Remarks by President Cyril Ramaphosa at the inaugural meeting of the Presidential Broad-Based Black Economic Empowerment Advisory Council
The words landmark, historic and game-changer are sometimes over-used to characterise events of importance, especially in government.
But if there was ever an occasion where all these descriptions apply, it is this one.
The inaugural meeting of the B-BBEE Advisory Council is a milestone in the long journey we have traversed since the Black Economic Empowerment Commission produced its seminal report 22 years ago.
It bears testament to years of hard work by government, in collaboration with the private sector, to advance progressive legislation to transform our economy.
The establishment of this council is without a doubt a game-changer as we now look to expand the frontiers of B-BBEE as a critical enabler of economic growth and social transformation.
I want to congratulate each of you on your appointment.
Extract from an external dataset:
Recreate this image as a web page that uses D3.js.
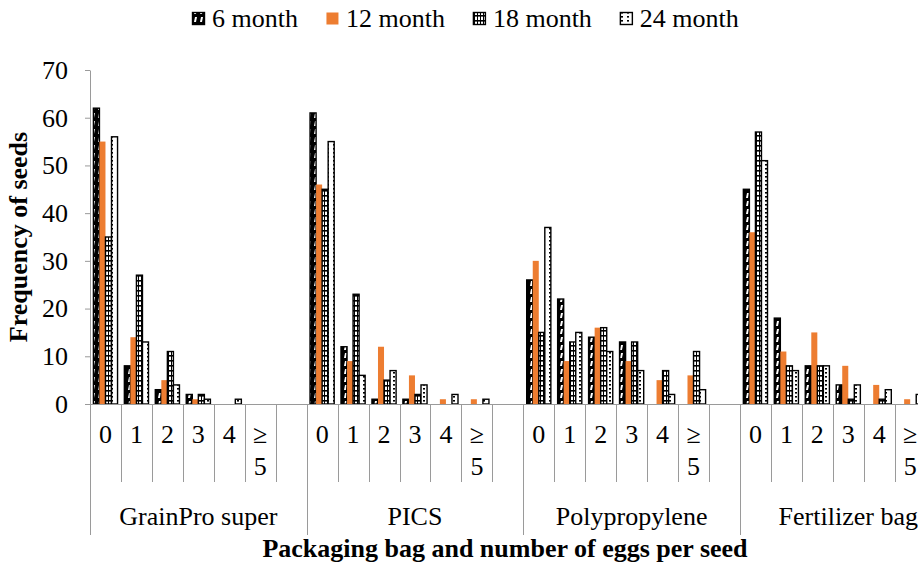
<!DOCTYPE html>
<html>
<head>
<meta charset="utf-8">
<script src="https://cdn.jsdelivr.net/npm/d3@7"></script>
<style>
  body { margin: 0; background: #fff; }
</style>
</head>
<body>
<div id="chart"></div>
<script>
// chart data
const groups = ["GrainPro super", "PICS", "Polypropylene", "Fertilizer bag"];
const eggCats = ["0", "1", "2", "3", "4", "≥5"];
const seriesNames = ["6 month", "12 month", "18 month", "24 month"];
const yTicks = [0, 10, 20, 30, 40, 50, 60, 70];

// values listed group by group, categories 0..≥5
const month6  = [62, 8, 3, 2, 0, 0,   61, 12, 1, 1, 0, 0,   26, 22, 14, 13, 0, 0,   45, 18, 8, 4, 0, 0];
const month12 = [55, 14, 5, 1, 0, 0,  46, 9, 12, 6, 1, 1,   30, 9, 16, 9, 5, 6,     36, 11, 15, 8, 4, 1];
const month18 = [35, 27, 11, 2, 0, 0, 45, 23, 5, 2, 0, 0,   15, 13, 16, 13, 7, 11,  57, 8, 8, 1, 1, 0];
const month24 = [56, 13, 4, 1, 1, 0,  55, 6, 7, 4, 2, 1,    37, 15, 11, 7, 2, 3,    51, 7, 8, 4, 3, 2];
const seriesValues = [month6, month12, month18, month24];

let svgWidth = 918
let svgHeight = 564
let fontSize = 26
let serif = "Liberation Serif"

let svg = d3.select("#chart")
    .append("svg")
        .attr("width", svgWidth)
        .attr("height", svgHeight)

//patterns used by the bars
let defs = svg.append("defs")

let p6 = defs.append("pattern")
    .attr("id", "p6").attr("patternUnits", "userSpaceOnUse")
    .attr("width", 6).attr("height", 8)
p6.append("rect").attr("width", 6).attr("height", 8).attr("fill", "#000")
p6.append("polygon").attr("points", "3,1 5,1 4,6 2,6").attr("fill", "#fff")

let p18 = defs.append("pattern")
    .attr("id", "p18").attr("patternUnits", "userSpaceOnUse")
    .attr("width", 3).attr("height", 5)
p18.append("rect").attr("width", 3).attr("height", 5).attr("fill", "#fff")
p18.append("rect").attr("width", 3).attr("height", 1.6).attr("fill", "#000")
p18.append("rect").attr("width", 1).attr("height", 5).attr("fill", "#000")

let p24 = defs.append("pattern")
    .attr("id", "p24").attr("patternUnits", "userSpaceOnUse")
    .attr("width", 6).attr("height", 4)
p24.append("rect").attr("width", 6).attr("height", 4).attr("fill", "#fff")
p24.append("rect").attr("x", 3).attr("width", 2).attr("height", 1.6).attr("fill", "#000")

const fills = ["url(#p6)", "#ED7D31", "url(#p18)", "url(#p24)"]
const strokes = ["#000", "none", "#000", "#000"]

//scales (the plot runs past the right edge, as in the reference)
let axisLeft = 90
let axisRight = 90 + 28 * 30.95
let y = d3.scaleLinear().domain([0, 70]).range([404, 70])

let groupScale = d3.scaleBand().domain(groups).range([axisLeft, axisRight])
let catScale = d3.scaleBand().domain([...eggCats, "gap"]).range([0, groupScale.bandwidth()])
let seriesScale = d3.scaleBand().domain(seriesNames)
    .range([3.4, catScale.bandwidth() - 3.4])

//y axis
let yAxis = svg.append("g")
    .attr("transform", `translate(${axisLeft},0)`)
    .call(d3.axisLeft(y).tickValues(yTicks).tickSize(5).tickPadding(17).tickSizeOuter(0))
yAxis.selectAll("path, line").attr("stroke", "#9a9a9a")
yAxis.selectAll("text")
    .attr("font-family", serif)
    .attr("font-size", fontSize)
    .attr("fill", "#000")

//bars
let barData = []
seriesNames.forEach(function(name, k){
    groups.forEach(function(g, gi){
        eggCats.forEach(function(c, ci){
            let v = seriesValues[k][gi * eggCats.length + ci]
            if (v > 0) barData.push({series: name, k: k, group: g, cat: c, value: v})
        })
    })
})

svg.append("g")
    .selectAll("rect")
    .data(barData)
    .join("rect")
    .attr("x", d => groupScale(d.group) + catScale(d.cat) + seriesScale(d.series))
    .attr("y", d => y(d.value))
    .attr("width", seriesScale.bandwidth())
    .attr("height", d => y(0) - y(d.value))
    .attr("fill", d => fills[d.k])
    .attr("stroke", d => strokes[d.k])
    .attr("stroke-width", 1.4)

//x axis line and separators
let xAxis = svg.append("g").attr("stroke", "#9a9a9a").attr("stroke-width", 1)
xAxis.append("line")
    .attr("x1", axisLeft).attr("x2", axisRight)
    .attr("y1", y(0) + 0.5).attr("y2", y(0) + 0.5)

groups.forEach(function(g){
    let gx = groupScale(g)
    for (let i = 1; i < 7; i++) {
        let lx = Math.round(gx + catScale.step() * i) + 0.5
        xAxis.append("line").attr("x1", lx).attr("x2", lx).attr("y1", y(0)).attr("y2", 482)
    }
    let bx = Math.round(gx) + 0.5
    xAxis.append("line").attr("x1", bx).attr("x2", bx).attr("y1", y(0)).attr("y2", 535)
})

//category labels
groups.forEach(function(g){
    eggCats.forEach(function(c){
        let cx = groupScale(g) + catScale(c) + catScale.bandwidth() / 2
        let t = svg.append("text")
            .attr("text-anchor", "middle")
            .attr("font-family", serif)
            .attr("font-size", fontSize)
        if (c.length > 1) {
            t.append("tspan").attr("x", cx).attr("y", 443).text(c[0])
            t.append("tspan").attr("x", cx).attr("y", 475).text(c.slice(1))
        } else {
            t.attr("x", cx).attr("y", 443).text(c)
        }
    })
    //group label
    svg.append("text")
        .attr("x", groupScale(g) + groupScale.bandwidth() / 2)
        .attr("y", 525)
        .attr("text-anchor", "middle")
        .attr("font-family", serif)
        .attr("font-size", fontSize)
        .text(g)
})

// AXIS TITLES
svg.append("text")
    .attr("x", 505).attr("y", 557)
    .attr("text-anchor", "middle")
    .attr("font-family", serif)
    .attr("font-size", fontSize)
    .attr("font-weight", "bold")
    .text("Packaging bag and number of eggs per seed")

svg.append("text")
    .attr("transform", "translate(27,237) rotate(-90)")
    .attr("text-anchor", "middle")
    .attr("font-family", serif)
    .attr("font-size", fontSize)
    .attr("font-weight", "bold")
    .text("Frequency of seeds")

//legend
let legend = svg.append("g")
let lx = 192
seriesNames.forEach(function(name, k){
    legend.append("rect")
        .attr("x", lx + 0.5).attr("y", 12.5)
        .attr("width", 12).attr("height", 12)
        .attr("fill", fills[k])
        .attr("stroke", strokes[k])
        .attr("stroke-width", 1.4)
    let t = legend.append("text")
        .attr("x", lx + 20).attr("y", 27)
        .attr("font-family", serif)
        .attr("font-size", fontSize)
        .text(name)
    lx = lx + 20 + t.node().getComputedTextLength() + 28
})
</script>
</body>
</html>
You will be advising government, and guiding the trajectory of B-BBEE as we recover and rebuild from years of slow economic growth and the impact of the COVID-19 pandemic.
You will also be:
• Reviewing progress around B-BBEE
• Advising on the Draft Codes of Good Practice that the Minister will be publishing for public comment;
• Reviewing sector charters; and
• Providing advice on draft transformation charters such as the Draft Legal Services Charter that will soon be published for public comment.
Minister Patel will be providing a snapshot of areas of work that the Commission will be undertaking and how you will put your programme of work together.
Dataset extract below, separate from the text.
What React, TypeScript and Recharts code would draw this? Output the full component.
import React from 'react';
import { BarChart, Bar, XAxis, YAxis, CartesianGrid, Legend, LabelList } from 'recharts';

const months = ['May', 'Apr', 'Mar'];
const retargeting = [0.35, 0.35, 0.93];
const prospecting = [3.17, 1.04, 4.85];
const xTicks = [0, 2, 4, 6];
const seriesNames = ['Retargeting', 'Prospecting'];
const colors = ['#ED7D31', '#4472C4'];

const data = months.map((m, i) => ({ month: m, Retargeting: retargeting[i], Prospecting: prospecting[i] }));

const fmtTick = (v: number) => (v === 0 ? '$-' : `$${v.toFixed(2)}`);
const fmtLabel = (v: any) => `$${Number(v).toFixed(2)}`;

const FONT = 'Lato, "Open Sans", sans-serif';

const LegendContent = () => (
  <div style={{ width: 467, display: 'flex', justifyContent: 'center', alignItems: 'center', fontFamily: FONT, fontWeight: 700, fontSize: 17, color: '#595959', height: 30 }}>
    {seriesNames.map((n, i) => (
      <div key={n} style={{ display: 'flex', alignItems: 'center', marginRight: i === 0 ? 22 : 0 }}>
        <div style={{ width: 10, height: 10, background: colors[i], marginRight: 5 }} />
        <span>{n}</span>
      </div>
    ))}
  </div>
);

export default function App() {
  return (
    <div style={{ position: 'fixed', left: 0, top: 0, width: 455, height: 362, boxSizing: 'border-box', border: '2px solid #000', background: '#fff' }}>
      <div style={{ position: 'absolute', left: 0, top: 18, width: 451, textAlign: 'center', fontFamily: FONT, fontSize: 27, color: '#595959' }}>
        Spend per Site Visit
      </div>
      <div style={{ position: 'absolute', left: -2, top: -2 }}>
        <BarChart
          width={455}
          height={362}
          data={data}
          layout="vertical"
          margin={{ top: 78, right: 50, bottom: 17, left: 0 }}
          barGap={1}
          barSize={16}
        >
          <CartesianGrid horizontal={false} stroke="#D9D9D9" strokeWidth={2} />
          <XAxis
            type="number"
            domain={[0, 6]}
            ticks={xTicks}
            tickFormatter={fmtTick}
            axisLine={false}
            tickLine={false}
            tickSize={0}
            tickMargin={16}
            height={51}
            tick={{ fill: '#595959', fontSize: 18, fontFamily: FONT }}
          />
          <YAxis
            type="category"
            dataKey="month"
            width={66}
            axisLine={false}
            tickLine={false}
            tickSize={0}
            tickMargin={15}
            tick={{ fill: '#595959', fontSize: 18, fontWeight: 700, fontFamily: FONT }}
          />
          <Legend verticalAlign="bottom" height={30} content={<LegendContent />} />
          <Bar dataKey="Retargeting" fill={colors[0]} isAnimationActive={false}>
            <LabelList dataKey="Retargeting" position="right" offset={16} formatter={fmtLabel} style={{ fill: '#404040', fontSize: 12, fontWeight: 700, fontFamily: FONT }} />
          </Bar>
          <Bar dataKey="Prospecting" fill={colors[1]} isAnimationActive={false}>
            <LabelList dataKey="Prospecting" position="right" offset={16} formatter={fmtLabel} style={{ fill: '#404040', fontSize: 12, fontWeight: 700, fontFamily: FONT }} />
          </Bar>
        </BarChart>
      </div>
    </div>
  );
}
We know that the terrain is vastly different from the racially-skewed economy we inherited in 1994.
With regards to B-BBEE and employment equity, there has been substantial progress with regards to the representation of blacks and women in the workplace, including in senior management, in both the public and private sectors.
The deliberate efforts of government to transform our economy has resulted in more black South Africans and women owing and managing businesses, and having stakes in large companies.
The worker shareholder regime continues to improve. Small businesses also continue to benefit from preferential procurement by the state, and receive a range of support to grow and expand.
At the same time we know we are not as far as we hope to be, and that is why the work of this Council will be critical.
When we speak about the next frontier we are talking about a new vision for B-BBEE; that builds on successes, that learns from shortcomings, and that is both agile and adaptive in response to the realities of the national and global economies.
In this year’s State of the Nation address I called for a new consensus to achieve higher rates of economic growth, social transformation and advance common prosperity.
Consolidating B-BBEE is one of the aspects such a consensus will rely upon. There can be no growth without economic inclusion. There can be no inclusive recovery and reconstruction unless B-BBEE is at the center of our efforts.
It is our expectation that this Council will assist us as government to enhance the implementation of B-BBEE and associated policy such as the Codes of Good Practice, the Sector Charters, and recent instruments like the DTIC’s Black Industrialists Programme and Worker Ownership requirements.
Between you, you have a range of experience, from working in state-owned enterprises, to private companies, to SMME’s, to public procurement, to serving as regulators on B-BBEE, competition and trade policy.
I have no doubt that this expertise will be brought to bear as you undertake your work, in collaboration with the Department of Trade, Industry and Competition and other departments.
Next year we will mark 20 years since the promulgation of B-BBEE legislation. As we journey towards this occasion, we want to see the Council at the forefront of advocacy campaigns, especially to counter negative narratives that are gaining traction around B-BBEE.
We also want you to join us in championing initiatives like the Black Industrialists Programme. We are looking forward to hosting the Black Industrialist Conference later this month.
You assume your duties at a challenging time but I have no doubt you are up to the task. I wish you well and look forward to getting to know you better.
With these few words I would now like to invite Minister Patel to address us.